Summary of Recent REALTOR® University Presentation

In a Brown-Bag presentation to REALTOR® University, Lisa Sturtevant, Director of the Center for Housing Policy, discussed that the vitality of America’s communities depends on whether the people filling key roles can afford housing. She indicated that renting or buying a typical home in many U.S. metro areas may be a challenge for the police offices, nurses, teachers, janitors and others who provide much of the urban backbone.

Dr. Sturtevant discussed the “Paycheck to Paycheck” program, which analyses housing costs and affordability in terms for over 200 metro areas and 76 occupations. “Paycheck to Paycheck” is comprised of an online, interactive database and accompanying report prepared by the Center for Housing Policy – the nonprofit research affiliate of the National Housing Conference (NHC) – comparing wages for selected occupations with the income needed to buy or rent a home.

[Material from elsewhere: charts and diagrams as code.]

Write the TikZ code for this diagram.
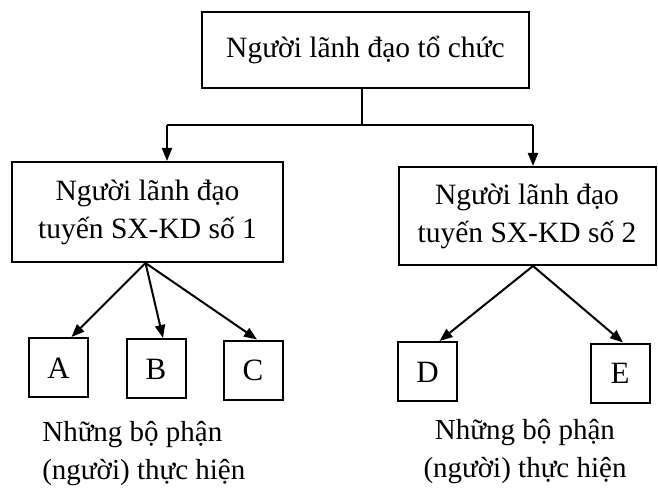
\documentclass[tikz,border=0pt]{standalone}
\usepackage{fontspec}
\setmainfont{Liberation Serif}
\usetikzlibrary{arrows.meta}
\begin{document}
\begin{tikzpicture}[x=1pt,y=-1pt,
  line width=2pt,
  box/.style={draw, inner sep=0pt, align=center},
  leaf/.style={box, minimum width=59pt, minimum height=59pt, text height=21pt, text depth=0pt,
    font=\fontsize{31}{34}\selectfont},
  arrow/.style={-{Triangle[length=13pt,width=10pt]}},
  txt/.style={font=\fontsize{29}{38}\selectfont}]
\useasboundingbox (0,0) rectangle (658,489);

% head of the organisation
\node[box, minimum width=327pt, minimum height=76pt, font=\fontsize{29.5}{38}\selectfont]
  (top) at (365.5,50) {Người lãnh đạo tổ chức};

% line managers
\node[box, minimum width=271pt, minimum height=100pt, font=\fontsize{29.5}{38}\selectfont]
  (b1) at (147.5,212) {Người lãnh đạo\\tuyến SX-KD số 1};
\node[box, minimum width=257pt, minimum height=98pt, font=\fontsize{29.5}{38}\selectfont]
  (b2) at (527,216) {Người lãnh đạo\\tuyến SX-KD số 2};

% executing units
\node[leaf] (A) at (58.5,367.5) {A};
\node[leaf] (B) at (156,368.5) {B};
\node[leaf] (C) at (253,370) {C};
\node[leaf] (D) at (427.5,371.5) {D};
\node[leaf] (E) at (620,373) {E};

% captions
\node[txt, align=left, anchor=west] (capL) at (38,454) {Những bộ phận\\(người) thực hiện};
\node[txt, align=center] (capR) at (525,452) {Những bộ phận\\(người) thực hiện};

% branching from the head
\coordinate (j) at (362,125);
\coordinate (bl) at (167,125);
\coordinate (br) at (533,125);
\draw (top.south -| j) -- (j);
\draw (bl) -- (br);
\draw[arrow] (bl) -- (bl |- b1.north);
\draw[arrow] (br) -- (br |- b2.north);

% branching to the units
\coordinate (s1) at ([xshift=-2pt]b1.south);
\coordinate (s2) at ([xshift=6pt]b2.south);
\draw[arrow] (s1) -- ([xshift=13pt]A.north);
\draw[arrow] (s1) -- ([xshift=7pt]B.north);
\draw[arrow] (s1) -- ([xshift=4pt]C.north);
\draw[arrow] (s2) -- ([xshift=12pt]D.north);
\draw[arrow] (s2) -- ([xshift=3pt]E.north);
\end{tikzpicture}
\end{document}
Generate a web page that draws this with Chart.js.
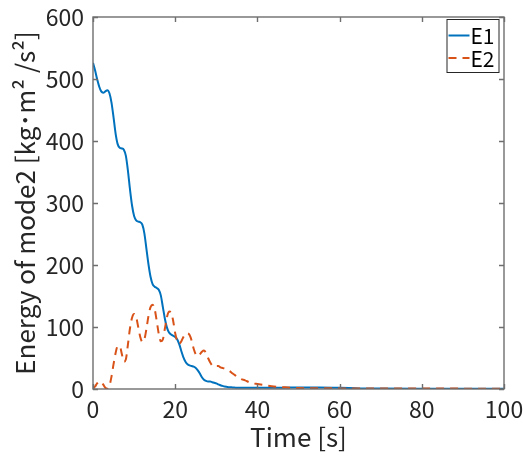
<!DOCTYPE html>
<html>
<head>
<meta charset="utf-8">
<script src="https://cdn.jsdelivr.net/npm/chart.js@4.4.1/dist/chart.umd.min.js"></script>
<style>
  html, body { margin: 0; padding: 0; background: #ffffff; }
  #wrap { width: 523px; height: 457px; }
</style>
</head>
<body>
<div id="wrap"><canvas id="c" width="523" height="457"></canvas></div>
<script>
// ---- data ----
const timeS = [0,0.5,1,1.5,2,2.5,3,3.5,4,4.5,5,5.5,6,6.5,7,7.5,8,8.5,9,9.5,10,10.5,11,11.5,12,12.5,13,13.5,14,14.5,15,15.5,16,16.5,17,17.5,18,18.5,19,19.5,20,20.5,21,21.5,22,22.5,23,23.5,24,24.5,25,25.5,26,26.5,27,27.5,28,28.5,29,29.5,30,30.5,31,31.5,32,33,34,35,36,37,38,39,40,42,44,46,50,55,60,65,70,80,90,100];
const energyE1 = [526,514,500,488,480,478,480,482,477,462,438,412,395,389,388,386,376,352,322,296,279,272,270,269,265,251,226,201,181,169,165,163,160,151,132,113,99,91,88,86,84,80,72,61,51,44,40,38,37,36,34,30,25,19,15,13,12,12,11,10,9,7.5,6,5,4,3,2.5,2,2,2,2,2,2,2,2,2,2.5,2.5,2,1,0.7,0.5,0.4,0.3];
const energyE2 = [0,4,9,12,11,7,2,0.5,5,20,40,58,69,69,57,44,48,72,98,115,121,116,100,84,76,80,97,118,132,136,129,110,89,77,80,98,116,125,124,110,90,77,73,77,84,89,90,87,78,65,56,53,56,60,62,58,50,43,38,36,37,37,35,34,33,30,25,20,16,14,11,9,8,6,4,3,1.5,1.2,1,0.9,0.8,0.7,0.6,0.5];
const seriesNames = ['E1', 'E2'];
const xTicks = [0, 20, 40, 60, 80, 100];
const yTicks = [0, 100, 200, 300, 400, 500, 600];
const xTitle = 'Time [s]';
const yTitle = 'Energy of mode2 [kg\uFF65m\u00B2 /s\u00B2]';

const FONT = '"Noto Sans CJK JP", "Noto Sans", sans-serif';
const TXT = '#262626';
const BLUE = '#0072BD';
const ORANGE = '#D95319';

const toPts = (vals) => timeS.map((t, i) => ({ x: t, y: vals[i] }));

const framePlugin = {
  id: 'frameTicks',
  afterDatasetsDraw(chart) {
    const { ctx, chartArea: a, scales: { x, y } } = chart;
    ctx.save();
    ctx.strokeStyle = '#6e6e6e';
    ctx.lineWidth = 1.4;
    ctx.beginPath();
    xTicks.forEach(v => {
      const px = Math.round(x.getPixelForValue(v)) + 0.5;
      ctx.moveTo(px, a.bottom); ctx.lineTo(px, a.bottom - 5);
      ctx.moveTo(px, a.top); ctx.lineTo(px, a.top + 5);
    });
    yTicks.forEach(v => {
      const py = Math.round(y.getPixelForValue(v)) + 0.5;
      ctx.moveTo(a.left, py); ctx.lineTo(a.left + 5, py);
      ctx.moveTo(a.right, py); ctx.lineTo(a.right - 5, py);
    });
    ctx.stroke();
    ctx.strokeRect(a.left, a.top, a.right - a.left, a.bottom - a.top);

    // legend box (top-right inside the axes)
    const bw = 52, bh = 53;
    const bx = a.right - 5.5 - bw, by = a.top + 2;
    ctx.fillStyle = '#ffffff';
    ctx.fillRect(bx, by, bw, bh);
    ctx.strokeStyle = '#262626';
    ctx.lineWidth = 1;
    ctx.strokeRect(bx + 0.5, by + 0.5, bw, bh);
    ctx.font = '21px ' + FONT;
    ctx.textBaseline = 'middle';
    ctx.textAlign = 'left';
    chart.data.datasets.forEach((ds, i) => {
      const cy = by + 16.5 + i * 22.5;
      ctx.save();
      ctx.strokeStyle = ds.borderColor;
      ctx.lineWidth = 2;
      ctx.setLineDash(ds.borderDash || []);
      ctx.beginPath();
      ctx.moveTo(bx + 2, cy); ctx.lineTo(bx + 23, cy);
      ctx.stroke();
      ctx.restore();
      ctx.fillStyle = '#000000';
      ctx.fillText(ds.label, bx + 24, cy + 1);
    });
    ctx.restore();
  }
};

new Chart(document.getElementById('c'), {
  type: 'line',
  data: {
    datasets: [
      { label: seriesNames[0], data: toPts(energyE1), borderColor: BLUE, backgroundColor: BLUE,
        borderWidth: 2, pointRadius: 0, cubicInterpolationMode: 'monotone', order: 2 },
      { label: seriesNames[1], data: toPts(energyE2), borderColor: ORANGE, backgroundColor: ORANGE,
        borderWidth: 2, borderDash: [8, 6], pointRadius: 0, cubicInterpolationMode: 'monotone', order: 1 }
    ]
  },
  options: {
    responsive: false,
    animation: false,
    devicePixelRatio: 1,
    layout: { padding: { left: 0, right: 19, top: 17, bottom: 0 } },
    plugins: { legend: { display: false }, tooltip: { enabled: false } },
    scales: {
      x: {
        type: 'linear', min: 0, max: 100,
        afterBuildTicks: (s) => { s.ticks = xTicks.map(v => ({ value: v })); },
        afterFit: (s) => { s.height = 68; s.paddingLeft = 0; s.paddingRight = 0; },
        grid: { display: false, drawTicks: false },
        border: { display: false },
        ticks: { color: TXT, padding: 6, maxRotation: 0, font: { family: FONT, size: 23 } },
        title: { display: true, text: xTitle, color: TXT, padding: { top: 0, bottom: 4 },
                 font: { family: FONT, size: 26 } }
      },
      y: {
        type: 'linear', min: 0, max: 600,
        afterBuildTicks: (s) => { s.ticks = yTicks.map(v => ({ value: v })); },
        afterFit: (s) => { s.width = 93; s.paddingTop = 0; s.paddingBottom = 0; },
        grid: { display: false, drawTicks: false },
        border: { display: false },
        ticks: { color: TXT, padding: 9, font: { family: FONT, size: 23 } },
        title: { display: true, text: yTitle, color: TXT, padding: { top: 10, bottom: 0 },
                 font: { family: FONT, size: 26 } }
      }
    }
  },
  plugins: [framePlugin]
});
</script>
</body>
</html>
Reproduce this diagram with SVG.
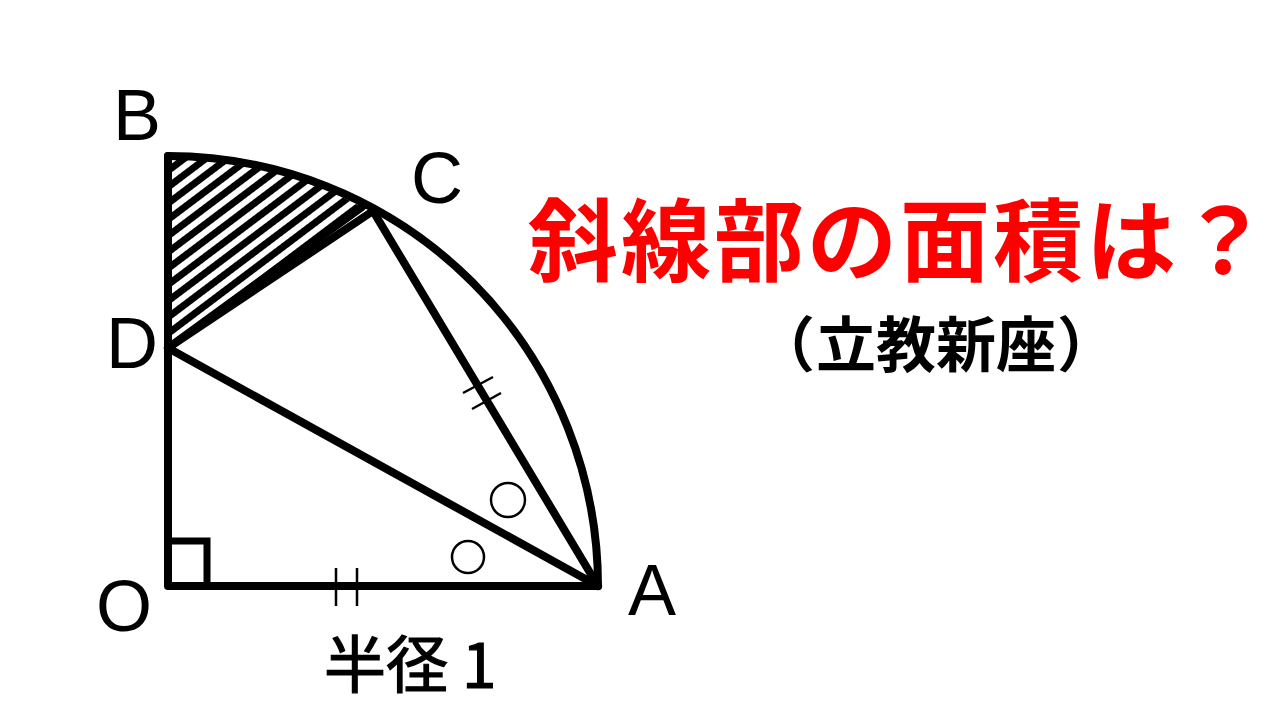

An accompanying report, Paycheck to Paycheck: Is Housing Affordable for Americans Getting Back to Work?pdf, explores trends in housing affordability for workers in the five most common jobs in the industry sector doing the most hiring: accountants, groundskeepers, janitors, office clerks and security guards: See the data for 209 U.S. metro areas.

The report notes that over the past year, the income needed to buy a median-priced home dropped by at least three percent in more than half of the metro areas studied, due to a combination of low home prices and falling mortgage interest rates. Credit constraints, difficulty amassing down payments, market uncertainty and other concerns may keep low- and moderate-income workers from buying homes in otherwise affordable housing markets.